Buildings or ruins. Fix position by bearings to mapped points; also note bearings of any prominent feature near by, which may serve for finding the position again. Sketch a plan, always north up in the book, note bearing of main wall, and then measure with bamboo rod all original dimensions, with some diagonals to fix angles; do not forget the thickness of the walls. It is best for a long length to stretch a tape, pegged down by the ring, and pulled tight by hand: read off all positions of doors, windows, cross-walls, &c., on one long length, and not as separate short lengths. If possible plot the measures on squared paper as you go, and then any errors or omissions will be checked at once. 'E. and O.E.' has no place in a plan.

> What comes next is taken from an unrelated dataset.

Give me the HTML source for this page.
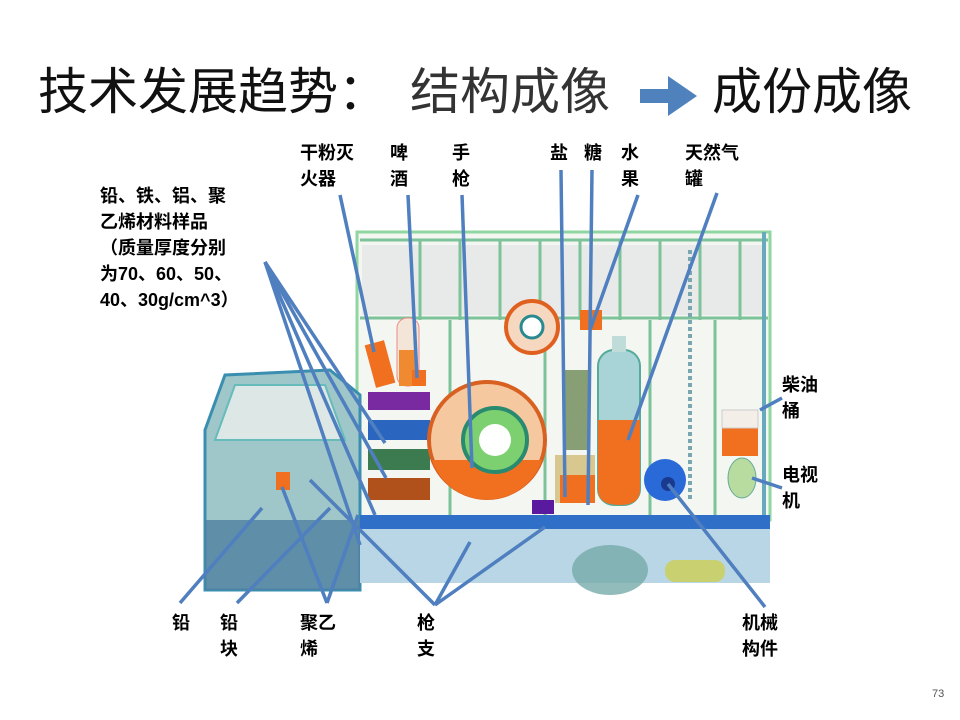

Town mounds. Estimate height over bare land outside; eye height is a trifle over five feet. At the foot of the mound see where the horizon cuts the shoulder of it to find eye height; walk up to that point, and sight another five feet; so on, till you see over the top. If there is any section, by a stream side, or digging, or land-slip, look for strata, stone or brick walls and floor levels, and for any distinctive potsherds; observing levels as before. Look all over the top for potsherds, to find the latest period of the town. Look around the mound for any early potsherds. Sherds on the slopes are worth less; as they have probably slipped down. Red burnt brick in Egypt is all Roman or Arab; in Greece and Asia Minor, red brick and mortar is Roman, Byzantine, or later.

Walk to the middle of the site or mound, and see its extent. Then walk round the wall line, or circuit of it, pacing and compass noting, to sketch the shape and size of the site: especially look for any straight lines of wall showing. Sometimes a mud-brick wall may be entirely denuded away, yet the position is shown by the sharp edge of the strew of potsherds on the surface.

Look for any slag-heaps; these are the remains of lime burning, and show where stone buildings existed; sometimes foundations still remain. Look for any recent pits or trenches; these show where stone or burnt brick has been dug out in modern times, and may give the position and plan of a temple or church.

See if any rubbish mounds can be traced outside of the town site; usually marked by a gentle walk-up slope, and a steep thrown-down slope, and mainly consisting of pottery, e.g. Monte Testaccio at Rome, and mounds east of Cairo.

Town sites rise in Egypt about forty inches a century, by the dust, rubbish, and decay of mud-brick buildings. In Palestine the rise is five feet a century, owing to the rains.